John Scott, the director of the consultancy Chiltern Power, says whatever conclusion the ESO reaches must be based on hard facts and analysis: “It might sound like a good thing to do but unless you’re tackling the root cause of the problem it’s money that’s not well spent.”
Like Edwards, Scott says there should be a thorough examination of why the ESO’s load-shedding caused so much disruption: “Supply can go off at any time because of a storm or something like that. It’s in a smaller area of course but it’s often off for a lot longer. Whereas on Friday it happened over a widespread area and it affected an awful lot of people.
“But why, given that power was restored in about an hour to the distribution companies, did it take so long for their customers to bring their services back?
“And it would suggest that there are some really important lessons for the railway industry and other critical sectors to look into.”
Some commentators have asked why the railways were among those to lose their power supplies.
But Scott says, whilst issues like these are worth exploring, they are merely tactical in nature. He says last Friday’s blackout demonstrates the need for a more fundamental re-think of the ESO’s strategy for maintaining the stability of the power grid.
He says the Low Frequency Demand Disconnection mechanism has remained largely unchanged since its creation in the 1960s and is now showing its age: “We’re moving to a world with much more distributed energy resources and demand flexibility, which we need anyway for managing more renewable energy on the system.
“Shouldn’t we begin to think about whether that flexibility could be part of the defence plan?”
Data-driven intelligent system
He continues: “So, for example, we’ve got a lot of batteries starting to appear. We’re going to have millions of electric vehicles, which when they’re plugged in will be like a mega-battery.
“How about a data-driven intelligent system that monitors which batteries are available and have got power available in them and that at that moment of emergency, instead of shedding demand, says switch on your battery, and we’ll pay you for it?”
Scott says there should also be more work to explore whether asynchronous generation could be used to provide so-called synthetic inertia: “We’re losing inertia as big central power stations close. Those stations are being replaced by wind farms and solar arrays which don’t have mechanical inertia that is offered into the system.
“But couldn’t the power electronics create a form of performance that looks to the system like inertia?”
Synthetic inertia is essentially a form of fasting-acting frequency response. In the case of a wind farm, a drop in frequency prompts the turbines to convert more the blades’ kinetic energy into electricity and feed it into the grid.
“Synthetic inertia is simply very sophisticated programming of power electronics controls,” he explains. “With the right signals, they can be made to provide dampening to the system”.

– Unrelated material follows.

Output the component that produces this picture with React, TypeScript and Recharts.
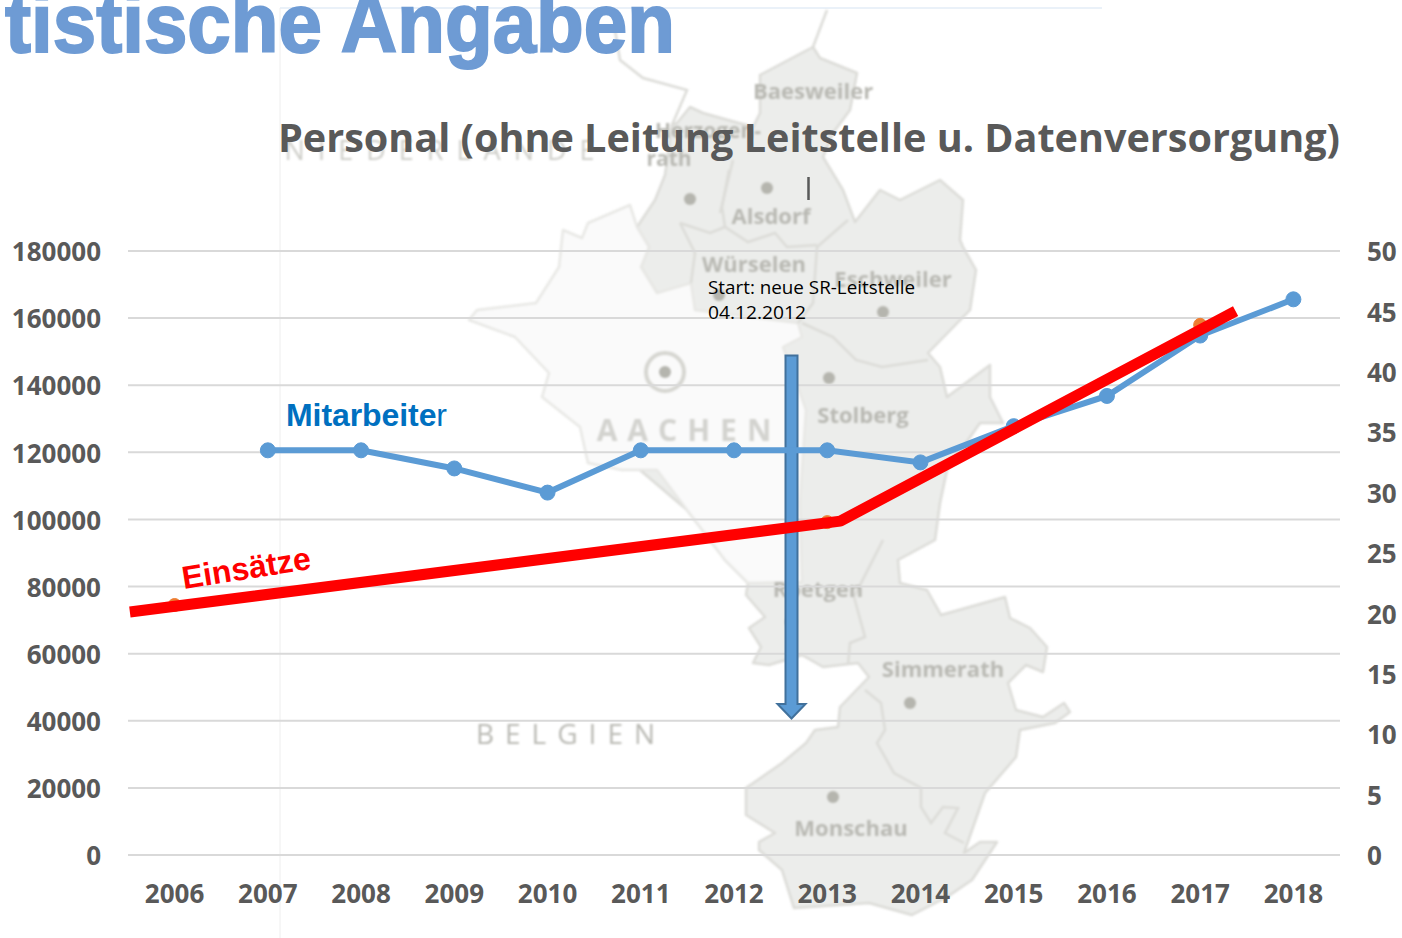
import React from "react";
import { LineChart, Line, XAxis, YAxis, CartesianGrid, Customized } from "recharts";

const years = ["2006","2007","2008","2009","2010","2011","2012","2013","2014","2015","2016","2017","2018"];
const mitarbeiter: (number | null)[] = [null,33.5,33.5,32,30,33.5,33.5,33.5,32.5,35.5,38,43,46];
const einsaetzePunkte: (number | null)[] = [74500,null,null,null,null,null,null,99200,null,null,null,158000,null];
const trendX = [2005.52, 2013.14, 2017.38];
const trendY = [72400, 99500, 162100];
const leftTicks = [0,20000,40000,60000,80000,100000,120000,140000,160000,180000];
const rightTicks = [0,5,10,15,20,25,30,35,40,45,50];

const table = years.map((y, i) => ({ year: y, mitarbeiter: mitarbeiter[i], einsaetze: einsaetzePunkte[i] }));
const trend = trendX.map((x, i) => ({ x, y: trendY[i] }));

const FONT = "'Open Sans', sans-serif";
const GREY = "#595959";

const outline = "813,47 760,75 760,113 753,127 703,113 690,107 677,123 672,125 665,175 655,200 637,227 649,247 641,267 657,293 640,300 600,400 640,470 687,510 725,560 748,583 746,595 765,617 749,628 761,647 753,663 769,665 802,655 823,667 858,663 869,677 840,707 838,727 815,730 806,743 782,763 746,788 746,815 775,833 759,842 759,850 782,870 794,908 869,903 912,915 947,897 972,880 997,842 980,842 964,853 985,793 1016,757 1020,730 1055,723 1070,712 1064,703 1043,717 1016,710 1008,683 1026,665 1043,672 1047,647 1030,628 1010,618 1005,597 941,615 927,590 900,583 898,560 935,540 936,533 940,503 947,470 980,423 1003,423 990,397 990,365 947,397 940,367 928,353 970,310 976,270 963,247 960,240 963,200 940,180 900,200 880,190 855,222 843,190 823,157 833,133 850,110 857,73 820,58";
const aachen = "630,205 588,223 582,238 563,230 559,267 536,303 477,310 469,320 515,337 549,373 542,397 580,427 588,463 622,470 657,470 687,510 725,560 748,583 802,582 800,503 802,470 806,410 798,387 783,347 802,337 798,323 695,310 691,283 657,293 641,267 649,247 637,227";
const borders = [
  "883,540 854,597 865,637 850,643 848,665",
  "865,690 881,703 885,730 877,743 894,773 921,788 921,807 931,823 943,807 958,808 945,833 964,843",
  "802,323 833,337 856,360 882,367 928,360",
  "848,220 817,247 813,303 798,323",
  "680,223 695,253 691,283",
  "680,223 710,233 725,227 748,242 775,233 787,247 817,245",
  "729,170 722,207 725,227",
  "733,160 720,213",
  "615,30 620,60 643,78 687,90 672,125",
  "827,10 813,47",
];
const dots = [[690,199],[767,188],[719,295],[883,312],[829,378],[665,372],[791,622],[910,703],[833,797]];
const mapLabels: [string, number, number, number][] = [
  ["Baesweiler",813,99,22],["rath",669,166,21],["Herzogen-",708,138,21],["Alsdorf",771,224,22],["Würselen",754,272,22],["Eschweiler",893,287,22],
  ["Stolberg",863,423,22],["Roetgen",818,597,22],["Simmerath",943,677,22],["Monschau",851,836,22],
];

function MapBackground() {
  return (
    <svg width={1402} height={938} style={{ position: "absolute", left: 0, top: 0 }}>
      <line x1={280} y1={8} x2={1102} y2={8} stroke="#d5e3f2" strokeWidth={1} />
      <line x1={280} y1={8} x2={280} y2={938} stroke="#eeeeee" strokeWidth={1} />
      <g style={{ filter: "blur(0.8px)" }}>
        <polygon points={outline} fill="#ecedeb" stroke="#dcdcd8" strokeWidth={2.5} strokeLinejoin="round" />
        <polygon points={aachen} fill="#fafafa" stroke="#e8e8e5" strokeWidth={2.5} strokeLinejoin="round" />
        {borders.map((b, i) => <polyline key={i} points={b} fill="none" stroke="#dcdcd8" strokeWidth={2.5} />)}
        {dots.map(([x, y], i) => <circle key={i} cx={x} cy={y} r={6} fill="#b5b5ae" />)}
        <circle cx={665} cy={372} r={19} fill="none" stroke="#d6d6d1" strokeWidth={4} />
        <g fontFamily={FONT} fontWeight={700} fill="#b9b9b3" textAnchor="middle">
          {mapLabels.map(([t, x, y, s]) => <text key={t} x={x} y={y} fontSize={s}>{t}</text>)}
          <text x={689} y={441} fontSize={30} letterSpacing={10} fill="#d3d3cf">AACHEN</text>
        </g>
        <g fontFamily={FONT} fill="#b9b9b3" textAnchor="middle" fontSize={28}>
          <text x={571} y={744} letterSpacing={11}>BELGIEN</text>
          <text x={446} y={160} fontSize={27} letterSpacing={13} fill="#cfcfca">NIEDERLANDE</text>
        </g>
      </g>
    </svg>
  );
}

function Arrow() {
  return (
    <path d="M785.5 355.5 H797.5 V704 H805.5 L791.5 718.5 L777.5 704 H785.5 Z" fill="#5b9bd5" stroke="#41719c" strokeWidth={2} />
  );
}

function Overlay() {
  return (
    <svg width={1402} height={938} style={{ position: "absolute", left: 0, top: 0, pointerEvents: "none" }}>
      <text x={5} y={52} fontFamily="'Liberation Sans', sans-serif" fontWeight={700} fontSize={84} fill="#6e9bd4" stroke="#6e9bd4" strokeWidth={2} textLength={670} lengthAdjust="spacingAndGlyphs">tistische Angaben</text>
      <text x={278} y={152} fontFamily={FONT} fontWeight={700} fontSize={40} fill={GREY} textLength={1062} lengthAdjust="spacingAndGlyphs">Personal (ohne Leitung Leitstelle u. Datenversorgung)</text>
      <line x1={808.5} y1={177} x2={808.5} y2={200} stroke={GREY} strokeWidth={2.5} />
      <text x={708} y={294} fontFamily={FONT} fontSize={19} fill="#000" textLength={207} lengthAdjust="spacingAndGlyphs">Start: neue SR-Leitstelle</text>
      <text x={708} y={319} fontFamily={FONT} fontSize={19} fill="#000" textLength={98} lengthAdjust="spacingAndGlyphs">04.12.2012</text>
      <text x={286} y={426} fontFamily="'Liberation Sans', sans-serif" fontSize={32} fontWeight={700} fill="#0070c0" textLength={161}>Mitarbeite<tspan fontWeight={400}>r</tspan></text>
      <text x={246} y={579} fontFamily="'Liberation Sans', sans-serif" fontSize={32} fontWeight={700} fill="#ff0000" textAnchor="middle" transform="rotate(-9 246 567)">Einsätze</text>
    </svg>
  );
}

export default function App() {
  const tick = { fill: GREY, fontFamily: FONT, fontWeight: 700, fontSize: 26 };
  const yTick = { ...tick, dy: 1 };
  return (
    <div style={{ position: "absolute", left: 0, top: 0, width: 1402, height: 938, overflow: "hidden", background: "#fff" }}>
      <MapBackground />
      <div style={{ position: "absolute", left: 0, top: 0 }}>
        <LineChart width={1402} height={938} data={table} margin={{ top: 251, right: 0, bottom: 0, left: 0 }}>
          <CartesianGrid horizontal vertical={false} stroke="#d9d9d9" strokeWidth={2} yAxisId="left" />
          <XAxis dataKey="year" xAxisId="cat" height={83} axisLine={false} tickLine={false} tickSize={0} tickMargin={30} interval={0} padding={{ left: 46.6, right: 46.6 }} tick={tick} />
          <YAxis yAxisId="left" width={128} domain={[0, 180000]} ticks={leftTicks} interval={0} axisLine={false} tickLine={false} tickSize={0} tickMargin={27} tick={yTick} />
          <YAxis yAxisId="right" orientation="right" width={62} domain={[0, 50]} ticks={rightTicks} interval={0} axisLine={false} tickLine={false} tickSize={0} tickMargin={27} tick={yTick} />
          <Line xAxisId="cat" yAxisId="left" dataKey="einsaetze" stroke="none" isAnimationActive={false} dot={{ r: 6.5, fill: "#ed7d31", stroke: "#ed7d31" }} />
          <Line xAxisId="cat" yAxisId="right" dataKey="mitarbeiter" stroke="#5b9bd5" strokeWidth={6} isAnimationActive={false} dot={{ r: 7.5, fill: "#5b9bd5", stroke: "#5b9bd5", strokeWidth: 1 }} />
          <Customized component={Arrow} />
        </LineChart>
      </div>
      <div style={{ position: "absolute", left: 0, top: 0 }}>
        <LineChart width={1402} height={938} data={trend} margin={{ top: 251, right: 62, bottom: 83, left: 128 }}>
          <XAxis dataKey="x" type="number" hide domain={[2005.5, 2018.5]} allowDataOverflow />
          <YAxis hide domain={[0, 180000]} />
          <Line dataKey="y" stroke="#ff0000" strokeWidth={11} isAnimationActive={false} dot={false} strokeLinejoin="bevel" />
        </LineChart>
      </div>
      <Overlay />
    </div>
  );
}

As Scott notes, this is not a new proposal. Indeed, Hydro-Québec, a public utility in Canada, has since 2005 required all new wind turbines to be capable of boosting their power output by up to 6 per cent of their capacity in response to a drop large drop in frequency.

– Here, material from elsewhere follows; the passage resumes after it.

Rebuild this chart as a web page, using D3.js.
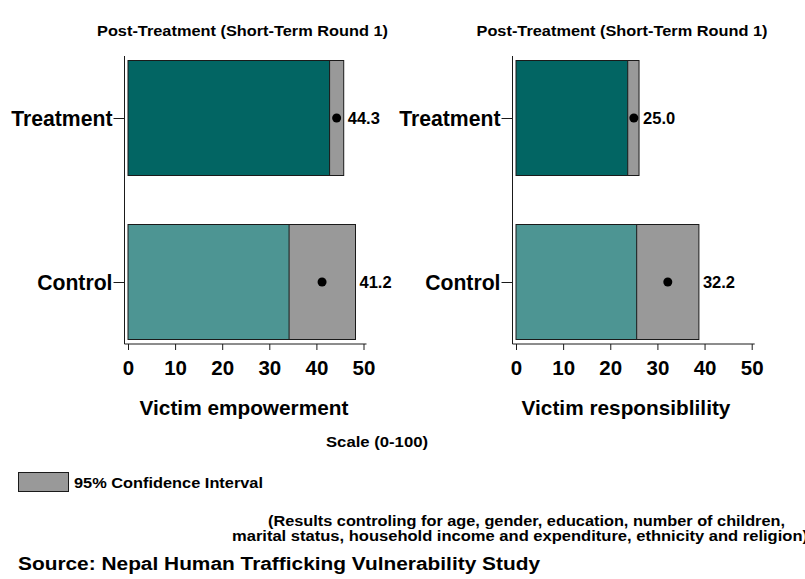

The first turbines with this capability were installed in 2011. By 2016, they made up two thirds of all wind turbines in the region.

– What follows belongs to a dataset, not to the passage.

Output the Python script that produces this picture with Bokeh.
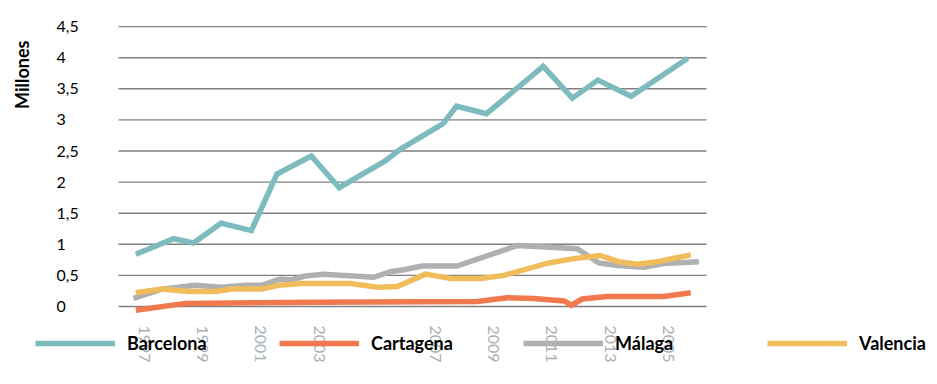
from bokeh.plotting import figure
from bokeh.models import Range1d, FixedTicker, LinearAxis, Title, Legend, LegendItem
from bokeh.embed import file_html
from bokeh.resources import INLINE

# ---- data (millions of passengers) ----
barcelona_x = [1997.00, 1998.30, 1998.98, 1999.93, 2000.97, 2001.85, 2003.03, 2003.99,
               2005.57, 2006.10, 2007.56, 2008.02, 2009.05, 2011.00, 2012.00, 2012.88,
               2014.02, 2015.97]
barcelona_y = [0.84, 1.09, 1.02, 1.34, 1.22, 2.13, 2.42, 1.91,
               2.34, 2.53, 2.94, 3.22, 3.10, 3.86, 3.35, 3.64,
               3.38, 3.99]

cartagena_x = [1997.00, 1998.70, 2003.28, 2008.73, 2009.76, 2010.68, 2011.71, 2011.97,
               2012.34, 2013.20, 2015.14, 2016.07]
cartagena_y = [-0.06, 0.05, 0.07, 0.08, 0.14, 0.13, 0.09, 0.02,
               0.12, 0.16, 0.16, 0.22]

malaga_x = [1996.92, 1997.89, 1999.04, 1999.96, 2000.76, 2001.33, 2001.96, 2002.36,
            2002.82, 2003.46, 2005.18, 2005.75, 2006.21, 2006.84, 2008.04, 2010.11,
            2012.17, 2012.91, 2013.54, 2014.46, 2015.14, 2016.35]
malaga_y = [0.13, 0.28, 0.34, 0.31, 0.34, 0.34, 0.44, 0.43,
            0.49, 0.52, 0.47, 0.56, 0.59, 0.65, 0.65, 0.98,
            0.93, 0.70, 0.66, 0.63, 0.69, 0.72]

valencia_x = [1997.00, 1997.89, 1998.81, 1999.73, 2000.30, 2001.33, 2001.90, 2002.70,
              2004.38, 2005.30, 2005.98, 2006.96, 2007.82, 2008.85, 2009.65, 2011.19,
              2012.05, 2012.96, 2013.60, 2014.23, 2014.92, 2016.07]
valencia_y = [0.22, 0.28, 0.24, 0.24, 0.28, 0.28, 0.34, 0.37,
              0.37, 0.31, 0.32, 0.52, 0.45, 0.45, 0.50, 0.70,
              0.77, 0.82, 0.72, 0.68, 0.72, 0.83]

series_names = ["Barcelona", "Cartagena", "Málaga", "Valencia"]
series_colors = ["#7DBBBE", "#F07A4E", "#AFB1B0", "#F1BD5A"]

x_tick_years = [1997, 1999, 2001, 2003, 2007, 2009, 2011, 2013, 2015]
x_tick_labels = ["1997", "1999", "2001", "2003", "2007", "2009", "2011", "2013", "2005"]

y_ticks = [0, 0.5, 1, 1.5, 2, 2.5, 3, 3.5, 4, 4.5]
y_tick_labels = ["0", "0,5", "1", "1,5", "2", "2,5", "3", "3,5", "4", "4,5"]

FONT = "Lato"

# ---- layout geometry (pixels) ----
PX_PER_YEAR = 29.1
PX_PER_UNIT = 62.2
FIG_LEFT = 35                  # room for the "Millones" title
FRAME_W, FRAME_H = 894, 372
X0_PX = 135.3 - FIG_LEFT       # where 1997 sits inside the frame
Y0_PX = 306                    # where 0 sits (from frame top)
GRID_PX = (118 - FIG_LEFT, 706 - FIG_LEFT)   # horizontal extent of the grid lines


def x_at(px):
    return 1997 + (px - X0_PX) / PX_PER_YEAR


def y_at(py):
    return (Y0_PX - py) / PX_PER_UNIT


LABEL_SHIFT = 0.3  # the year labels sit a little right of the line's yearly points

p = figure(frame_width=FRAME_W, frame_height=FRAME_H, output_backend="svg",
           toolbar_location=None,
           x_range=Range1d(x_at(0), x_at(FRAME_W)), y_range=Range1d(y_at(FRAME_H), y_at(0)),
           x_axis_location=None, y_axis_location=None,
           min_border_left=FIG_LEFT, min_border_right=0, min_border_top=0,
           min_border_bottom=0)
p.outline_line_color = None
p.background_fill_color = "white"
p.xgrid.visible = False
p.ygrid.visible = False


def style_axis(ax, color="black"):
    ax.axis_line_color = None
    ax.major_tick_line_color = None
    ax.minor_tick_line_color = None
    ax.major_tick_out = 0
    ax.major_tick_in = 0
    ax.major_label_standoff = 0
    ax.major_label_text_font = FONT
    ax.major_label_text_font_size = "16px"
    ax.major_label_text_color = color


# y axis labels, drawn in the band left of the plotted area
ya = LinearAxis(ticker=FixedTicker(ticks=y_ticks),
                major_label_overrides={t: l for t, l in zip(y_ticks, y_tick_labels)},
                fixed_location=x_at(56 - FIG_LEFT))
style_axis(ya)
p.add_layout(ya, "right")

# x axis with rotated year labels
xa = LinearAxis(ticker=FixedTicker(ticks=[y + LABEL_SHIFT for y in x_tick_years]),
                major_label_overrides={y + LABEL_SHIFT: l for y, l in zip(x_tick_years, x_tick_labels)},
                fixed_location=y_at(325))
style_axis(xa, "#A9B1B6")
xa.major_label_orientation = "vertical"
p.add_layout(xa, "below")

p.add_layout(Title(text="Millones", text_font=FONT, text_font_style="bold",
                   text_font_size="18px", align="right", offset=40, standoff=5,
                   text_color="black"), "left")

# horizontal grid lines at the y ticks, limited to the plotted area
n = len(y_ticks)
p.segment(x0=[x_at(GRID_PX[0])] * n, y0=y_ticks, x1=[x_at(GRID_PX[1])] * n, y1=y_ticks,
          line_color="#808080", line_width=1.4)

xs = [barcelona_x, cartagena_x, malaga_x, valencia_x]
ys = [barcelona_y, cartagena_y, malaga_y, valencia_y]
renderers = []
for x, y, c in zip(xs, ys, series_colors):
    r = p.line(x, y, line_color=c, line_width=5.5, line_join="miter")
    renderers.append(r)

legend = Legend(items=[LegendItem(label=n, renderers=[r]) for n, r in zip(series_names, renderers)],
                orientation="horizontal", location=(0, FRAME_H - 354),
                glyph_width=80, glyph_height=20, label_height=20,
                label_standoff=12, label_width=152, spacing=0, padding=0, margin=0,
                border_line_color=None, background_fill_alpha=0,
                label_text_font=FONT, label_text_font_style="bold",
                label_text_font_size="18px", label_text_color="black")
p.add_layout(legend)

open("out.html", "w").write(file_html(p, INLINE))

Scott says these suggestions highlight a wider issue over the lack of coordination across the energy system. Both would require collaboration between the ESO and DNOs as well as numerous other players.
“At the moment, it’s nobody’s job to provide coordination across all those parties,” he laments.
What is needed, he says, is a system architect. He says the energy industry needs to overcome its fear that such a body might eventually morph into something like the Central Electricity Generating Board from the days before privatisation.
“The system architect is not a central planner, because they don’t own assets,” he remarks. “Their responsibility is to coordinate to make sure the total system works.”
Scott says the same issue is emerging as the ESO seeks to enable distributed generators to provide the black start services used to reboot the power grid following a complete shutdown.
Regardless, Scott says the industry should seize on the power cut as an opportunity for reflection: “Nobody’s asking anyone to jump into a solution, but let’s jump into having a discussion about the question with some fresh thinking.”